The Slatest

Trump’s Response to an American’s Shooting Spree Is to Conflate Muslims, Immigrants, and Terrorists

Republican Presidential candidate Donald Trump speaks at Saint Anselm College June 13, 2016 in Manchester, New Hampshire.
Republican presidential candidate Donald Trump speaks at Saint Anselm College in Manchester, New Hampshire on June 13, 2016.

Darren McCollester/Getty Images

After spending his morning arguing to various television hosts that President Obama might be an ISIS sleeper agent, Donald Trump delivered what was intended to be his meatier, more presidential statement on the mass shooting in Orlando. This was, by our count, the third time in his incessantly yappy life that Trump has delivered remarks from a ’prompter, although the prepared text bears only a loose structural resemblance to the words that tumbled out of his mouth.

And what came out of his mouth was the usual mix of terror and absurdity from which no preparation can extract him. As expected, he painted all American Muslims not as constituents but as foreign bodies with whom the government must negotiate, if it can’t block them out first.

Terror, because he was reiterating his nauseating policy proposals that put him not simply near, but at one with, the far-right nationalist parties of Western Europe. And absurdity because those policies, largely centered around immigration, had no linkage to what happened in Orlando. (In a more comical aside, Trump tried to drive a wedge between Hillary Clinton and her LGBT supporters. Donald, Donald, Donald. That’s just not going to happen.)

Omar Mateen was an American citizen who, like Trump himself, was born in Queens. The presumptive Republican presidential nominee tried to shoehorn the problem presented by Mateen into his justification for banning Muslims from the United States. He did this because, well, of course he did. “The killer whose name I will not use or ever say was born in Afghan—of Afghan parents who immigrated to the United States,” he said, screwing up immediately. Mateen’s parents may hold some bad opinions, but they didn’t kill anyone nor did they urge their son to. So what was Trump’s point?

“The bottom line is that the only reason the killer was in America in the first place is because we allowed his family to come here,” he said. “That is a fact and it’s a fact we need to talk about.”

What’s there to talk about?
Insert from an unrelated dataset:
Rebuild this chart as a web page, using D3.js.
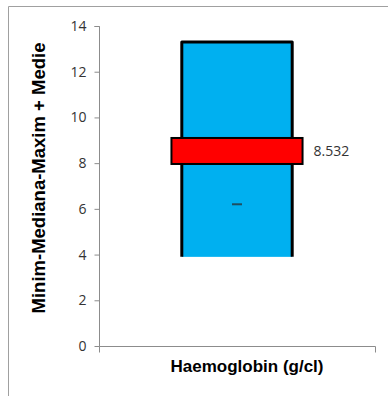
<!DOCTYPE html>
<html>
<head>
<meta charset="utf-8">
<script src="https://cdn.jsdelivr.net/npm/d3@7"></script>
<style>
  html, body { margin: 0; padding: 0; background: #fff; }
  svg { display: block; }
</style>
</head>
<body>
<svg id="chart" width="388" height="396"></svg>
<script>
// Summary statistics per measured parameter
const categories = ["Haemoglobin (g/cl)"];
const minValues = [3.9];
const maxValues = [13.3];
const medianValues = [6.2];
const meanValues = [8.532];
const yTicks = [0, 2, 4, 6, 8, 10, 12, 14];

const svg = d3.select("#chart");

// Outer frame (left and top edges)
svg.append("path")
  .attr("d", "M8.5,396 V6.5 H388")
  .attr("fill", "none")
  .attr("stroke", "#a0a0a0")
  .attr("stroke-width", 1);

const x = d3.scaleBand().domain(categories).range([99, 375]).paddingInner(0).paddingOuter(0);
const y = d3.scaleLinear().domain([0, 14]).range([346, 26]);

// Y axis
const yAxis = svg.append("g")
  .attr("transform", "translate(99.5,0)")
  .call(d3.axisLeft(y).tickValues(yTicks).tickSize(5).tickPadding(8).tickFormat(d3.format("d")));
yAxis.select(".domain").attr("stroke", "#8c8c8c").attr("d", "M-5,26.5H0V346.5");
yAxis.selectAll(".tick line").attr("stroke", "#8c8c8c");
yAxis.selectAll(".tick text")
  .attr("fill", "#333")
  .style("font-family", "'Open Sans', 'Noto Sans', sans-serif")
  .style("font-size", "14px");

// X axis
const xAxis = svg.append("g")
  .attr("transform", "translate(0,346.5)")
  .call(d3.axisBottom(x).tickSize(0).tickFormat(""));
xAxis.select(".domain").attr("stroke", "#8c8c8c").attr("d", "M99.5,6V0H375.5V6");

const boxW = x.bandwidth() * 0.40;
const bandW = x.bandwidth() * 0.475;
const bandH = 26;

const rows = categories.map((c, i) => ({
  cat: c, min: minValues[i], max: maxValues[i], median: medianValues[i], mean: meanValues[i]
}));

const g = svg.append("g");

// Min-max range box
g.selectAll(".range").data(rows).join("rect")
  .attr("class", "range")
  .attr("x", d => x(d.cat) + x.bandwidth() / 2 - boxW / 2)
  .attr("y", d => y(d.max))
  .attr("width", boxW)
  .attr("height", d => y(d.min) - y(d.max))
  .attr("fill", "#00b0f0");

// Box outline: left, top, right edges
g.selectAll(".outline").data(rows).join("path")
  .attr("class", "outline")
  .attr("d", d => {
    const x0 = x(d.cat) + x.bandwidth() / 2 - boxW / 2;
    const x1 = x0 + boxW;
    return `M${x0},${y(d.min)}V${y(d.max)}H${x1}V${y(d.min)}`;
  })
  .attr("fill", "none")
  .attr("stroke", "#000")
  .attr("stroke-width", 3)
  .attr("stroke-linejoin", "round");

// Median marker
g.selectAll(".median").data(rows).join("line")
  .attr("class", "median")
  .attr("x1", d => x(d.cat) + x.bandwidth() / 2 - 5)
  .attr("x2", d => x(d.cat) + x.bandwidth() / 2 + 5)
  .attr("y1", d => y(d.median))
  .attr("y2", d => y(d.median))
  .attr("stroke", "#1f4e60")
  .attr("stroke-width", 2);

// Mean band
g.selectAll(".mean").data(rows).join("rect")
  .attr("class", "mean")
  .attr("x", d => x(d.cat) + x.bandwidth() / 2 - bandW / 2)
  .attr("y", d => y(d.mean) - bandH / 2)
  .attr("width", bandW)
  .attr("height", bandH)
  .attr("fill", "#ff0000")
  .attr("stroke", "#000")
  .attr("stroke-width", 2);

// Mean value label
g.selectAll(".mean-label").data(rows).join("text")
  .attr("class", "mean-label")
  .attr("x", d => x(d.cat) + x.bandwidth() / 2 + bandW / 2 + 11)
  .attr("y", d => y(d.mean) + 5)
  .attr("fill", "#333")
  .style("font-family", "'Open Sans', 'Noto Sans', sans-serif")
  .style("font-size", "14px")
  .text(d => d.mean.toFixed(3));

// Axis titles
svg.append("text")
  .attr("x", 247)
  .attr("y", 372)
  .attr("text-anchor", "middle")
  .attr("fill", "#000")
  .style("font-family", "'Liberation Sans', Arial, sans-serif")
  .style("font-weight", "bold")
  .style("font-size", "17px")
  .text(categories[0]);

svg.append("text")
  .attr("transform", "translate(45,178) rotate(-90)")
  .attr("text-anchor", "middle")
  .attr("fill", "#000")
  .style("font-family", "'Liberation Sans', Arial, sans-serif")
  .style("font-weight", "bold")
  .style("font-size", "18.5px")
  .text("Minim-Mediana-Maxim + Medie");
</script>
</body>
</html>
An immigrant family comes, has children, and 30 years later that child turns out to be a madman. Big news: The vast majority of murderers in American history have descended from an immigrant. Same with every non-murderer, while we’re at it. That the child of an immigrant turns out to be a nutcase should not be cause for a blanket refusal of all immigrants from a certain country, or of a certain faith.

That’s exactly what the moment calls for, in Trump’s mind. “When I’m elected,” he said, “I will suspend immigration from areas of the world where there is a proven history of terrorism against the United States, Europe or our allies, until we fully understand how to end these threats.” Let’s simply reiterate that this killing spree had nothing but nothing to do with Mateen’s immigration status, since he had no immigration status, since he was an American. What’s troubling is not that Trump thinks it did, but that Trump said it because he bets—and he’s probably right—that a lot of potential voters think it did, too.

Not long after branding all Muslims, regardless of citizenship or birth status, as dangerous immigrants, Trump, always gracious, appeared to offer some sort of… peace offering? To American Muslims? “We have to form a partnership with our Muslim communities,” he said, assuming the naturally foreign status of Muslims as a distinct entity with whom “we,” presumably the Real Americans, have to negotiate. “We have Muslim communities in this country that are great,” he offered, charitably. “And we have to form that partnership. Now, the Muslim community, so importantly, they have to work with us.” From there, he introduced the stick:

They have to cooperate with law enforcement and turn in the people who they know are bad—and they know it. And they have to do it and they have to do it forthwith… But I want every American to succeed, including Muslims. But the Muslims have to work with us. They have to work with us. … So when people know what’s going on, and they don’t tell us, and we have an attack and people die, these people have to have consequences. Big consequences.

This is just not how you speak about people whom you believe to be equals with their fellow citizens. You don’t presume that members of the “Muslim community” are sitting on information and offer them ultimatums in lieu of interaction or respect. Any mind that would consider this passage gracious or reasonable, rather than a not-so-veiled threat of extra-constitutional retaliation, belongs nowhere near the exercise of public power.